** Start of Data shown **

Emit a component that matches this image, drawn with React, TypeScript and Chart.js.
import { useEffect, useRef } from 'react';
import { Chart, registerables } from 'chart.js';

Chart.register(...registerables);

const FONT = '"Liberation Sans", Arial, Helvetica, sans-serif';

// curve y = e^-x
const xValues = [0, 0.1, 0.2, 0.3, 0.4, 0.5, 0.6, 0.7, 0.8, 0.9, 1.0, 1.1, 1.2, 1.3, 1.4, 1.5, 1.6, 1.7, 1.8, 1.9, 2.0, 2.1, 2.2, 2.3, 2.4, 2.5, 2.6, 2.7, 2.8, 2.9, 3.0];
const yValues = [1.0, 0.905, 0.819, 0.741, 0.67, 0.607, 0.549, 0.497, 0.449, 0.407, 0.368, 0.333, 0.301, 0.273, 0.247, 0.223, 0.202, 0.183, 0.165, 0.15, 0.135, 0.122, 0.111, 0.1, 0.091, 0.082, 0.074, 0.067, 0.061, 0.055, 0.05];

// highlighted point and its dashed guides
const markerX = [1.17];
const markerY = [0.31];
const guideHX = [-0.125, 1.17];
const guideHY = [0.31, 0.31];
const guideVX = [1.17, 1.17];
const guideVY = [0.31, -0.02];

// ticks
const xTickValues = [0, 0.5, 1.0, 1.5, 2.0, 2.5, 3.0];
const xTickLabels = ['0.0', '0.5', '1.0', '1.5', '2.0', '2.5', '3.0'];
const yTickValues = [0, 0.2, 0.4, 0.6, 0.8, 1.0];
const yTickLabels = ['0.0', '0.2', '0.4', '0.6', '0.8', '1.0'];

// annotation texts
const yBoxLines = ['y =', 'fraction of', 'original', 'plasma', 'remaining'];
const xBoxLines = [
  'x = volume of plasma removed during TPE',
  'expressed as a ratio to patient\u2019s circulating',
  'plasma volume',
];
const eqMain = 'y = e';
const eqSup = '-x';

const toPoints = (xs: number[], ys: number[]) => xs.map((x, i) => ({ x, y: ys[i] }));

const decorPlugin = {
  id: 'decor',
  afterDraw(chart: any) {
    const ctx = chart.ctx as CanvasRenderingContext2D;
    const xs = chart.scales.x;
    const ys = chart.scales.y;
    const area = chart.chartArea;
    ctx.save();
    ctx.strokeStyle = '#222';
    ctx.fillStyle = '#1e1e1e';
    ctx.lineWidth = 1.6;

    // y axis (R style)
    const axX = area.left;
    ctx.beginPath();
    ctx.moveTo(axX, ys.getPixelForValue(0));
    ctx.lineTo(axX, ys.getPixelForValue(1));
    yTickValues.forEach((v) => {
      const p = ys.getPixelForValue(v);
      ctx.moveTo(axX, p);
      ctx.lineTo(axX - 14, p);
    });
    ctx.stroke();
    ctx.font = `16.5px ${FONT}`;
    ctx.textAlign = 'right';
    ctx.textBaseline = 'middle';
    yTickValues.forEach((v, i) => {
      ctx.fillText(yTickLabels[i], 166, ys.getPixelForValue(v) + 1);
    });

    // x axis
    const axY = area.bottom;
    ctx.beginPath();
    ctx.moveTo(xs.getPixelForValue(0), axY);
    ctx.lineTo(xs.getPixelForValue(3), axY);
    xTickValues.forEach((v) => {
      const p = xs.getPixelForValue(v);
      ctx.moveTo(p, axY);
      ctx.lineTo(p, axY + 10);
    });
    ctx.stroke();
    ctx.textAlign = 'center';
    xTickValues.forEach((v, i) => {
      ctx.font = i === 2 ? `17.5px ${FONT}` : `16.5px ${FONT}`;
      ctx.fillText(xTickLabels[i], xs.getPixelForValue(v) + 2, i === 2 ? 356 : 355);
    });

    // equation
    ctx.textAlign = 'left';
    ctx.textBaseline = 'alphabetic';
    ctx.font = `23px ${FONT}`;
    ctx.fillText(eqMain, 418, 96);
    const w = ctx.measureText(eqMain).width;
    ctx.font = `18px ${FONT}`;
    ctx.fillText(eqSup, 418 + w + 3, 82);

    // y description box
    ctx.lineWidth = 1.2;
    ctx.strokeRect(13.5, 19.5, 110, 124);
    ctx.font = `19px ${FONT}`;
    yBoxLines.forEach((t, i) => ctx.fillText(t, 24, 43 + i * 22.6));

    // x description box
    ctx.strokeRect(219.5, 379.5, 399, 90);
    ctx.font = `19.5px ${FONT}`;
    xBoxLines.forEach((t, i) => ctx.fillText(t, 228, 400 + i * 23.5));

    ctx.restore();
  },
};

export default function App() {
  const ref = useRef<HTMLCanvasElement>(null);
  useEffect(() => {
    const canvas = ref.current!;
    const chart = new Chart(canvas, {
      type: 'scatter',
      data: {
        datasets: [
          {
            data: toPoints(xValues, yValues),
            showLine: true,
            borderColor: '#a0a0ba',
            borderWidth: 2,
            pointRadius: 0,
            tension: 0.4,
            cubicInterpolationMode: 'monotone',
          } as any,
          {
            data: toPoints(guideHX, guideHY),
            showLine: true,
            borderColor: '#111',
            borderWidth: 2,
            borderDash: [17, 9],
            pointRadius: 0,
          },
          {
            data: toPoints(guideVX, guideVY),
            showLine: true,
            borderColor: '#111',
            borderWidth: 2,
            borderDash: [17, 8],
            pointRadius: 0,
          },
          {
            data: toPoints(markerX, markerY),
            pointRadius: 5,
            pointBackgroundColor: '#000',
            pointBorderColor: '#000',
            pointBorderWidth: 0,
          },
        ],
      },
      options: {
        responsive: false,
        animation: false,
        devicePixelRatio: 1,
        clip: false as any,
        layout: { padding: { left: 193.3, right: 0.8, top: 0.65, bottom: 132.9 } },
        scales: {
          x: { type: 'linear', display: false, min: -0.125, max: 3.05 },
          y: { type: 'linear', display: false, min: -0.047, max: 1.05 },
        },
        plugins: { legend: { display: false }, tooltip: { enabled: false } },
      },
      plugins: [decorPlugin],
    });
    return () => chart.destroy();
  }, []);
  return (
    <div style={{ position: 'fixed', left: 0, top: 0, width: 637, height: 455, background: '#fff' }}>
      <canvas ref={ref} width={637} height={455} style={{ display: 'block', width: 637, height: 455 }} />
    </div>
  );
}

** End of Data shown **

Reprint the data above from the opening line to the line holding "Arial, Helvetica, sans-serif';", inclusive, and nothing else.

Result for this exercise
Emit a component that matches this image, drawn with React, TypeScript and Chart.js.
import { useEffect, useRef } from 'react';
import { Chart, registerables } from 'chart.js';

Chart.register(...registerables);

const FONT = '"Liberation Sans", Arial, Helvetica, sans-serif';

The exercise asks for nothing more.